WHAT IS BEING ASKED. Your task is to copy the listing exactly, with the pictures left out.

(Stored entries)
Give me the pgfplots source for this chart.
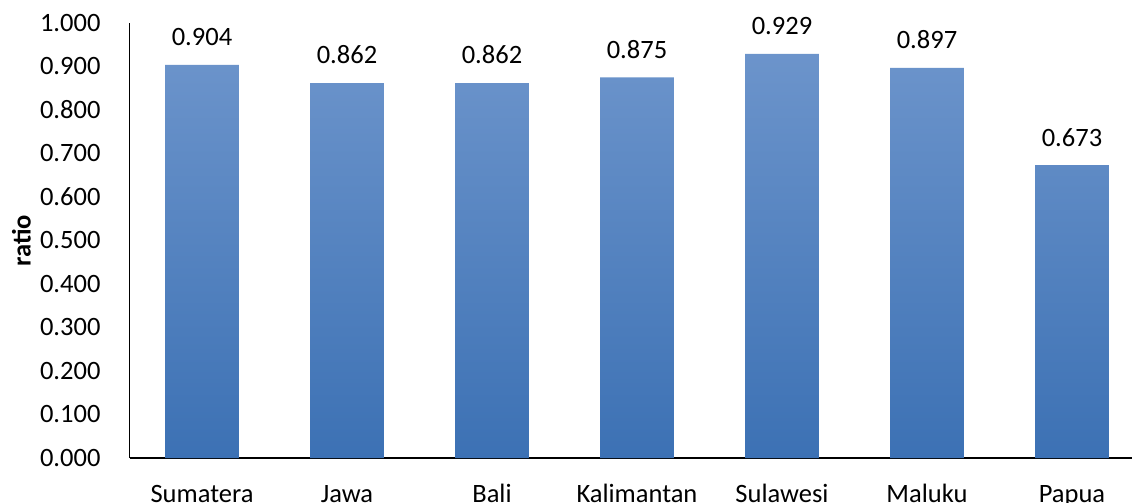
\documentclass[border=0pt]{standalone}
\usepackage{pgfplots}
\pgfplotsset{compat=1.18}
\usepackage{fontspec}
\setmainfont{Carlito}
\definecolor{bartop}{RGB}{108,148,203}
\definecolor{barbot}{RGB}{60,113,180}
\begin{document}
\fontsize{26.5bp}{31bp}\selectfont
\begin{tikzpicture}
\begin{axis}[
  scale only axis,
  width=1002.5bp, height=435bp,
  xmin=-0.5, xmax=6.414,
  ymin=0, ymax=1,
  axis lines*=left,
  axis line style={line width=1.6bp, black},
  ytick={0,0.1,...,1.0},
  ytick style={draw=none},
  xtick=data,
  xtick style={draw=none},
  xticklabels={Sumatera,Jawa,Bali,Kalimantan,Sulawesi,Maluku,Papua},
  /pgf/number format/assume math mode=true,
  yticklabel style={/pgf/number format/fixed, /pgf/number format/fixed zerofill, /pgf/number format/precision=3, xshift=-20bp},
  ticklabel style={font=\fontsize{26.5bp}{31bp}\selectfont},
  xticklabel style={anchor=north, inner sep=0pt, text height=17bp, text depth=0pt, yshift=-23bp},
  ylabel={\textbf{ratio}},
  ylabel style={font=\fontsize{26.5bp}{31bp}\selectfont},
  every axis y label/.style={at={(rel axis cs:0,0.5)}, rotate=90, anchor=center, yshift=108bp},
  ybar,
  bar width=0.51,
  nodes near coords,
  nodes near coords style={font=\fontsize{26.5bp}{31bp}\selectfont, /pgf/number format/fixed, /pgf/number format/fixed zerofill, /pgf/number format/precision=3, yshift=10bp},
  clip=false,
]
\addplot[draw=none, top color=bartop, bottom color=barbot] coordinates {
  (0,0.904) (1,0.862) (2,0.862) (3,0.875) (4,0.929) (5,0.897) (6,0.673)
};
\coordinate (sw) at (rel axis cs:0,0);
\coordinate (ne) at (rel axis cs:1,1);
\end{axis}
\pgfresetboundingbox
\path[use as bounding box] ([xshift=-129.5bp,yshift=-44bp]sw) rectangle ([yshift=23bp]ne);
\end{tikzpicture}
\end{document}
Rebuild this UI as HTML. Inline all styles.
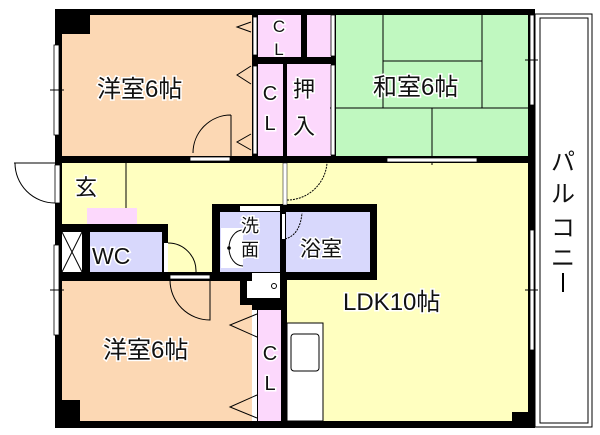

TASK OUTPUT.
Give me the pgfplots source for this chart.
\documentclass[border=0pt]{standalone}
\usepackage{pgfplots}
\pgfplotsset{compat=1.18}
\usepackage{fontspec}
\setmainfont{Carlito}
\definecolor{bartop}{RGB}{108,148,203}
\definecolor{barbot}{RGB}{60,113,180}
\begin{document}
\fontsize{26.5bp}{31bp}\selectfont
\begin{tikzpicture}
\begin{axis}[
  scale only axis,
  width=1002.5bp, height=435bp,
  xmin=-0.5, xmax=6.414,
  ymin=0, ymax=1,
  axis lines*=left,
  axis line style={line width=1.6bp, black},
  ytick={0,0.1,...,1.0},
  ytick style={draw=none},
  xtick=data,
  xtick style={draw=none},
  xticklabels={Sumatera,Jawa,Bali,Kalimantan,Sulawesi,Maluku,Papua},
  /pgf/number format/assume math mode=true,
  yticklabel style={/pgf/number format/fixed, /pgf/number format/fixed zerofill, /pgf/number format/precision=3, xshift=-20bp},
  ticklabel style={font=\fontsize{26.5bp}{31bp}\selectfont},
  xticklabel style={anchor=north, inner sep=0pt, text height=17bp, text depth=0pt, yshift=-23bp},
  ylabel={\textbf{ratio}},
  ylabel style={font=\fontsize{26.5bp}{31bp}\selectfont},
  every axis y label/.style={at={(rel axis cs:0,0.5)}, rotate=90, anchor=center, yshift=108bp},
  ybar,
  bar width=0.51,
  nodes near coords,
  nodes near coords style={font=\fontsize{26.5bp}{31bp}\selectfont, /pgf/number format/fixed, /pgf/number format/fixed zerofill, /pgf/number format/precision=3, yshift=10bp},
  clip=false,
]
\addplot[draw=none, top color=bartop, bottom color=barbot] coordinates {
  (0,0.904) (1,0.862) (2,0.862) (3,0.875) (4,0.929) (5,0.897) (6,0.673)
};
\coordinate (sw) at (rel axis cs:0,0);
\coordinate (ne) at (rel axis cs:1,1);
\end{axis}
\pgfresetboundingbox
\path[use as bounding box] ([xshift=-129.5bp,yshift=-44bp]sw) rectangle ([yshift=23bp]ne);
\end{tikzpicture}
\end{document}
Rebuild this UI as HTML. Inline all styles.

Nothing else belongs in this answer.